What the exercise asks
Take the material below and write it all out again exactly.

Data block
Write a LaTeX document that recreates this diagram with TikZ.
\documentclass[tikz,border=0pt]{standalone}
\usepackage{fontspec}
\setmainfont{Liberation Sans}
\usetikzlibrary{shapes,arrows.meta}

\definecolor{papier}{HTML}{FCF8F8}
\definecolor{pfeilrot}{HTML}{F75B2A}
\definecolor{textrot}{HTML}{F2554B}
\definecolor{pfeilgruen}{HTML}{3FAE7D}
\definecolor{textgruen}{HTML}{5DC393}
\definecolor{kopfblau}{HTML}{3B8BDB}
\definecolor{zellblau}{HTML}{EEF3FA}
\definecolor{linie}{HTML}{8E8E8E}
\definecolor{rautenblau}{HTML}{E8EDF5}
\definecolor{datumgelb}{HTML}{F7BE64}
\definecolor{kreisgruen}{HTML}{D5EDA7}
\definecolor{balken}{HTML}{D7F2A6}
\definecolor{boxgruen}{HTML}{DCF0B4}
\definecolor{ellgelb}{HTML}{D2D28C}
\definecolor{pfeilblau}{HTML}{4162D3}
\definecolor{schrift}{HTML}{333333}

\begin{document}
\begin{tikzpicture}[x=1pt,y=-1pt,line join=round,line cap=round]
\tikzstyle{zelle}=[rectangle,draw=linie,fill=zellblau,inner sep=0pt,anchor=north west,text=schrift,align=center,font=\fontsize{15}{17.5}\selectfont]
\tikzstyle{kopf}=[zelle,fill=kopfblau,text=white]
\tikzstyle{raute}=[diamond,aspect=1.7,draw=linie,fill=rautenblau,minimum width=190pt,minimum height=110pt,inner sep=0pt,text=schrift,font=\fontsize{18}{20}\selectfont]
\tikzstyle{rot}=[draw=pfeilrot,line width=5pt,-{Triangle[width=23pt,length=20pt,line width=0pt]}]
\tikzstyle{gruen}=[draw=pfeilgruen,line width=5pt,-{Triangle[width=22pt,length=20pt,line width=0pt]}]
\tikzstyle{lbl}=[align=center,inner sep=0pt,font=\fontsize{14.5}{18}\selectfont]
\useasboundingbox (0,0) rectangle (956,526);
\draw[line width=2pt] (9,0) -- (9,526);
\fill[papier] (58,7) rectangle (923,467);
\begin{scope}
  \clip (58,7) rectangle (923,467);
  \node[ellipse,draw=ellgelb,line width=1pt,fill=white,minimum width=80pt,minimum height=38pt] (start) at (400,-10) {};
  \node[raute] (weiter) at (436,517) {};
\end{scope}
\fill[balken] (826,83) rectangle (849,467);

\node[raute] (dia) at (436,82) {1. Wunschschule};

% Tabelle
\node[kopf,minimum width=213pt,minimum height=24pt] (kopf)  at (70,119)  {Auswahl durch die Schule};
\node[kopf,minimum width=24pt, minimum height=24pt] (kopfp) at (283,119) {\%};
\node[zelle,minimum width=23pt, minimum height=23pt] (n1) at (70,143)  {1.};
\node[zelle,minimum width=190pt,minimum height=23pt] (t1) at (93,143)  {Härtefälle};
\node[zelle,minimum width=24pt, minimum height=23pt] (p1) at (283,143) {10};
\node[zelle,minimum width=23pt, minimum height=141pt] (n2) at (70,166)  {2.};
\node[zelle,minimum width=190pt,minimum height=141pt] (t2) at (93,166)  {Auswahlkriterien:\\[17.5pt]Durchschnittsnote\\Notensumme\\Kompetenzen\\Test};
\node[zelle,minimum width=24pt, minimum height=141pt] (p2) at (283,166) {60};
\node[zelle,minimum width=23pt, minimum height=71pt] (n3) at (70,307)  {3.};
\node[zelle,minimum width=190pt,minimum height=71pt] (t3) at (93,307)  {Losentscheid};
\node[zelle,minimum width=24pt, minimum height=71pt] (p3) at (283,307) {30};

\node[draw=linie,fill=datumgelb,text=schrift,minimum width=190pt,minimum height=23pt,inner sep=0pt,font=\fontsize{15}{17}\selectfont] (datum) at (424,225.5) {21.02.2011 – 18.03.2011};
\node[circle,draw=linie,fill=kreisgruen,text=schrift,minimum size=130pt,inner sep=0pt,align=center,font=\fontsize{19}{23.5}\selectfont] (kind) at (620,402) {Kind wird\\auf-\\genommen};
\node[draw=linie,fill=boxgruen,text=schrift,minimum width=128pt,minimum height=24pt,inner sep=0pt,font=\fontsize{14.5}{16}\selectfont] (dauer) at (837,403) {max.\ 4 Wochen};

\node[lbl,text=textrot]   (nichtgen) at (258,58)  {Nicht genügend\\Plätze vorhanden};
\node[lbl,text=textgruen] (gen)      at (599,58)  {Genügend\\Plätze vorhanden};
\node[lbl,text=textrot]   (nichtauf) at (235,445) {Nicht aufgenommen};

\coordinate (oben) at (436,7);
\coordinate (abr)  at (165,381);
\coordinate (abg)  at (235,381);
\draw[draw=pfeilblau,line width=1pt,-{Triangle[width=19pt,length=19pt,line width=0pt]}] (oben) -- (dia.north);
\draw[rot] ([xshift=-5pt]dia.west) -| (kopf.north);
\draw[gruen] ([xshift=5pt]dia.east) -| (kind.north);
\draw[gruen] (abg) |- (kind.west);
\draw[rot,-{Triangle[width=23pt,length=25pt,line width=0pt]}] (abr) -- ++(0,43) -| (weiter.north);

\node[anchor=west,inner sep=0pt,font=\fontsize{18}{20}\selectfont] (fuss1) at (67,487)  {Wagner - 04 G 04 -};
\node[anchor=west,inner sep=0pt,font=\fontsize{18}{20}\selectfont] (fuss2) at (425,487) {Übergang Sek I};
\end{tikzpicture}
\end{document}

Reply
Write a LaTeX document that recreates this diagram with TikZ.
\documentclass[tikz,border=0pt]{standalone}
\usepackage{fontspec}
\setmainfont{Liberation Sans}
\usetikzlibrary{shapes,arrows.meta}

\definecolor{papier}{HTML}{FCF8F8}
\definecolor{pfeilrot}{HTML}{F75B2A}
\definecolor{textrot}{HTML}{F2554B}
\definecolor{pfeilgruen}{HTML}{3FAE7D}
\definecolor{textgruen}{HTML}{5DC393}
\definecolor{kopfblau}{HTML}{3B8BDB}
\definecolor{zellblau}{HTML}{EEF3FA}
\definecolor{linie}{HTML}{8E8E8E}
\definecolor{rautenblau}{HTML}{E8EDF5}
\definecolor{datumgelb}{HTML}{F7BE64}
\definecolor{kreisgruen}{HTML}{D5EDA7}
\definecolor{balken}{HTML}{D7F2A6}
\definecolor{boxgruen}{HTML}{DCF0B4}
\definecolor{ellgelb}{HTML}{D2D28C}
\definecolor{pfeilblau}{HTML}{4162D3}
\definecolor{schrift}{HTML}{333333}

\begin{document}
\begin{tikzpicture}[x=1pt,y=-1pt,line join=round,line cap=round]
\tikzstyle{zelle}=[rectangle,draw=linie,fill=zellblau,inner sep=0pt,anchor=north west,text=schrift,align=center,font=\fontsize{15}{17.5}\selectfont]
\tikzstyle{kopf}=[zelle,fill=kopfblau,text=white]
\tikzstyle{raute}=[diamond,aspect=1.7,draw=linie,fill=rautenblau,minimum width=190pt,minimum height=110pt,inner sep=0pt,text=schrift,font=\fontsize{18}{20}\selectfont]
\tikzstyle{rot}=[draw=pfeilrot,line width=5pt,-{Triangle[width=23pt,length=20pt,line width=0pt]}]
\tikzstyle{gruen}=[draw=pfeilgruen,line width=5pt,-{Triangle[width=22pt,length=20pt,line width=0pt]}]
\tikzstyle{lbl}=[align=center,inner sep=0pt,font=\fontsize{14.5}{18}\selectfont]
\useasboundingbox (0,0) rectangle (956,526);
\draw[line width=2pt] (9,0) -- (9,526);
\fill[papier] (58,7) rectangle (923,467);
\begin{scope}
  \clip (58,7) rectangle (923,467);
  \node[ellipse,draw=ellgelb,line width=1pt,fill=white,minimum width=80pt,minimum height=38pt] (start) at (400,-10) {};
  \node[raute] (weiter) at (436,517) {};
\end{scope}
\fill[balken] (826,83) rectangle (849,467);

\node[raute] (dia) at (436,82) {1. Wunschschule};

% Tabelle
\node[kopf,minimum width=213pt,minimum height=24pt] (kopf)  at (70,119)  {Auswahl durch die Schule};
\node[kopf,minimum width=24pt, minimum height=24pt] (kopfp) at (283,119) {\%};
\node[zelle,minimum width=23pt, minimum height=23pt] (n1) at (70,143)  {1.};
\node[zelle,minimum width=190pt,minimum height=23pt] (t1) at (93,143)  {Härtefälle};
\node[zelle,minimum width=24pt, minimum height=23pt] (p1) at (283,143) {10};
\node[zelle,minimum width=23pt, minimum height=141pt] (n2) at (70,166)  {2.};
\node[zelle,minimum width=190pt,minimum height=141pt] (t2) at (93,166)  {Auswahlkriterien:\\[17.5pt]Durchschnittsnote\\Notensumme\\Kompetenzen\\Test};
\node[zelle,minimum width=24pt, minimum height=141pt] (p2) at (283,166) {60};
\node[zelle,minimum width=23pt, minimum height=71pt] (n3) at (70,307)  {3.};
\node[zelle,minimum width=190pt,minimum height=71pt] (t3) at (93,307)  {Losentscheid};
\node[zelle,minimum width=24pt, minimum height=71pt] (p3) at (283,307) {30};

\node[draw=linie,fill=datumgelb,text=schrift,minimum width=190pt,minimum height=23pt,inner sep=0pt,font=\fontsize{15}{17}\selectfont] (datum) at (424,225.5) {21.02.2011 – 18.03.2011};
\node[circle,draw=linie,fill=kreisgruen,text=schrift,minimum size=130pt,inner sep=0pt,align=center,font=\fontsize{19}{23.5}\selectfont] (kind) at (620,402) {Kind wird\\auf-\\genommen};
\node[draw=linie,fill=boxgruen,text=schrift,minimum width=128pt,minimum height=24pt,inner sep=0pt,font=\fontsize{14.5}{16}\selectfont] (dauer) at (837,403) {max.\ 4 Wochen};

\node[lbl,text=textrot]   (nichtgen) at (258,58)  {Nicht genügend\\Plätze vorhanden};
\node[lbl,text=textgruen] (gen)      at (599,58)  {Genügend\\Plätze vorhanden};
\node[lbl,text=textrot]   (nichtauf) at (235,445) {Nicht aufgenommen};

\coordinate (oben) at (436,7);
\coordinate (abr)  at (165,381);
\coordinate (abg)  at (235,381);
\draw[draw=pfeilblau,line width=1pt,-{Triangle[width=19pt,length=19pt,line width=0pt]}] (oben) -- (dia.north);
\draw[rot] ([xshift=-5pt]dia.west) -| (kopf.north);
\draw[gruen] ([xshift=5pt]dia.east) -| (kind.north);
\draw[gruen] (abg) |- (kind.west);
\draw[rot,-{Triangle[width=23pt,length=25pt,line width=0pt]}] (abr) -- ++(0,43) -| (weiter.north);

\node[anchor=west,inner sep=0pt,font=\fontsize{18}{20}\selectfont] (fuss1) at (67,487)  {Wagner - 04 G 04 -};
\node[anchor=west,inner sep=0pt,font=\fontsize{18}{20}\selectfont] (fuss2) at (425,487) {Übergang Sek I};
\end{tikzpicture}
\end{document}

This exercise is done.